Cliches are fun right? All that glitters isn’t gold. And they all lived happily ever after. Read between the lines. Fun but not always that useful. Alexander Poe knows, however, that there is at least one cliche that stands up to scrutiny. Less is More. Unplugged is the sound of him putting the phrase to the test as he takes The Hate Club‘s songs of emotional turmoil and disenfranchisement and strips them down to the bone. Excuse the cliche.

Usually swathed in sonic layers of punk rock swagger, dark drama and exploratory electronica, here he eschews his usual approach and instead delivers the songs fairly unadorned with occasionally just minimal accompaniment, but largely in the raw. And of course, that is the real test for anyone’s music, peel the layers away, the studio textures and the additional detail and you get to the heart of the song itself and if it still works in such an intimate and musically naked form then it is a good song in its own right. That’s the litmus test.

It is a test that Poe’s music passes with ease. It fact it is a brilliant opportunity to see the simple but effective mechanics of his songs in action and you realise that at the heart of these sweeping and poignant pieces is a very traditional starting point. And without the usual cloak of swirling dark energy the songs become even sharper, more direct, seem more personal and even more easily accessible.

But they are anything but the dark, gothic dirges that I may seem to be painting here.
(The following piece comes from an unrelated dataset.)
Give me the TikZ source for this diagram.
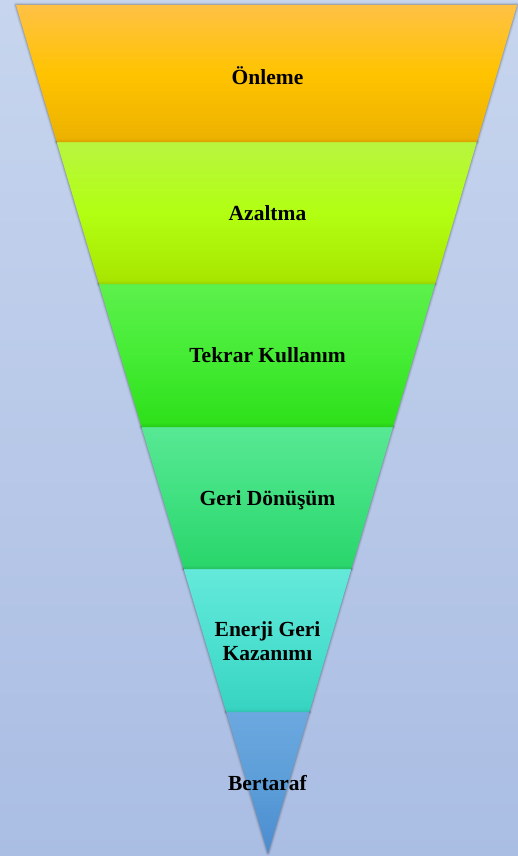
\documentclass[tikz,border=0pt]{standalone}
\usepackage{fontspec}
\setmainfont{Liberation Serif}
\definecolor{bgT}{HTML}{C7D5EE}
\definecolor{bgB}{HTML}{AABDE3}
% band colours: T top, M middle, B bottom, D dark bottom edge
\definecolor{aT}{HTML}{FFC145}\definecolor{aM}{HTML}{FFC300}\definecolor{aB}{HTML}{EDB200}\definecolor{aD}{HTML}{D9A000}
\definecolor{bT}{HTML}{B8F540}\definecolor{bM}{HTML}{B2FF12}\definecolor{bB}{HTML}{A8E600}\definecolor{bD}{HTML}{98D000}
\definecolor{cT}{HTML}{5DF04C}\definecolor{cM}{HTML}{45EC35}\definecolor{cB}{HTML}{2EE01A}\definecolor{cD}{HTML}{28C818}
\definecolor{dT}{HTML}{58E894}\definecolor{dM}{HTML}{40E080}\definecolor{dB}{HTML}{2AD66C}\definecolor{dD}{HTML}{24C060}
\definecolor{eT}{HTML}{64E9DA}\definecolor{eM}{HTML}{4DE0D0}\definecolor{eB}{HTML}{38D4C2}\definecolor{eD}{HTML}{30C0B0}
\definecolor{fT}{HTML}{6CA8E0}\definecolor{fM}{HTML}{5C9ED8}\definecolor{fB}{HTML}{4A8CD0}\definecolor{fD}{HTML}{4A8CD0}
\pgfdeclareverticalshading{shA}{100bp}{color(0bp)=(aD); color(25bp)=(aD); color(26.5bp)=(aB); color(50bp)=(aM); color(75bp)=(aT); color(100bp)=(aT)}
\pgfdeclareverticalshading{shB}{100bp}{color(0bp)=(bD); color(25bp)=(bD); color(26.5bp)=(bB); color(50bp)=(bM); color(75bp)=(bT); color(100bp)=(bT)}
\pgfdeclareverticalshading{shC}{100bp}{color(0bp)=(cD); color(25bp)=(cD); color(26.5bp)=(cB); color(50bp)=(cM); color(75bp)=(cT); color(100bp)=(cT)}
\pgfdeclareverticalshading{shD}{100bp}{color(0bp)=(dD); color(25bp)=(dD); color(26.5bp)=(dB); color(50bp)=(dM); color(75bp)=(dT); color(100bp)=(dT)}
\pgfdeclareverticalshading{shE}{100bp}{color(0bp)=(eD); color(25bp)=(eD); color(26.5bp)=(eB); color(50bp)=(eM); color(75bp)=(eT); color(100bp)=(eT)}
\pgfdeclareverticalshading{shF}{100bp}{color(0bp)=(fD); color(25bp)=(fD); color(50bp)=(fM); color(75bp)=(fT); color(100bp)=(fT)}
\begin{document}
\begin{tikzpicture}[x=1pt,y=-1pt,
  lbl/.style={font=\bfseries\fontsize{21.5}{23.5}\selectfont, inner sep=0pt, text=black, align=center},
  glow/.style={draw=black, line join=round, fill=none, shift={(-1pt,-2pt)}},
  band/.style={draw=none}]
\useasboundingbox (0,0) rectangle (518,856);
\fill[top color=bgT, bottom color=bgB] (0,0) rectangle (518,856);
% corner coordinates
\coordinate (L0) at (16,5);     \coordinate (R0) at (517,5);
\coordinate (L1) at (56.8,142); \coordinate (R1) at (476.7,142);
\coordinate (L2) at (99.0,284); \coordinate (R2) at (435.0,284);
\coordinate (L3) at (141.6,427);\coordinate (R3) at (392.9,427);
\coordinate (L4) at (183.8,569);\coordinate (R4) at (351.2,569);
\coordinate (L5) at (226.3,712);\coordinate (R5) at (309.2,712);
\coordinate (A) at (268,853);
% soft shadows
\foreach \w/\o in {5/0.05,3/0.08,1.5/0.12}{
  \draw[glow, line width=\w pt, opacity=\o] (L0) -- (R0) -- (R1) -- (L1) -- cycle;
  \draw[glow, line width=\w pt, opacity=\o] (L1) -- (R1) -- (R2) -- (L2) -- cycle;
  \draw[glow, line width=\w pt, opacity=\o] (L2) -- (R2) -- (R3) -- (L3) -- cycle;
  \draw[glow, line width=\w pt, opacity=\o] (L3) -- (R3) -- (R4) -- (L4) -- cycle;
  \draw[glow, line width=\w pt, opacity=\o] (L4) -- (R4) -- (R5) -- (L5) -- cycle;
  \draw[glow, line width=\w pt, opacity=\o] (L5) -- (R5) -- (A) -- cycle;
}
% bands (bottom first so upper bands lie on top)
\shade[band, shading=shF] (L5) -- (R5) -- (A) -- cycle;
\shade[band, shading=shE] (L4) -- (R4) -- (R5) -- (L5) -- cycle;
\shade[band, shading=shD] (L3) -- (R3) -- (R4) -- (L4) -- cycle;
\shade[band, shading=shC] (L2) -- (R2) -- (R3) -- (L3) -- cycle;
\shade[band, shading=shB] (L1) -- (R1) -- (R2) -- (L2) -- cycle;
\shade[band, shading=shA] (L0) -- (R0) -- (R1) -- (L1) -- cycle;
% labels
\node[lbl, anchor=base] (n1) at (267.5,85) {Önleme};
\node[lbl, anchor=base] (n2) at (267.5,220) {Azaltma};
\node[lbl, anchor=base] (n3) at (267.5,362) {Tekrar Kullanım};
\node[lbl, anchor=base] (n4) at (267.5,505) {Geri Dönüşüm};
\node[lbl] (n5) at (267.5,641) {Enerji Geri\\Kazanımı};
\node[lbl, anchor=base] (n6) at (267.5,790) {Bertaraf};
\end{tikzpicture}
\end{document}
One Mile Away runs on a strange staccato groove and almost comes across like beat poetry put to a warped dystopian disco beat and Poison chimes along to splintered mandolins and military drum rolls. It is closing salvo Little By Little that gets closest to the heart aching and world weary vibe that you might have been expecting but the fact that he doesn’t rely on this more obvious tack shows that he is happy to explore his own sound rather than merely deliver what the audience might be expecting. After all wouldn’t that be just a little cliched? Alexander Poe proves that he is anything but.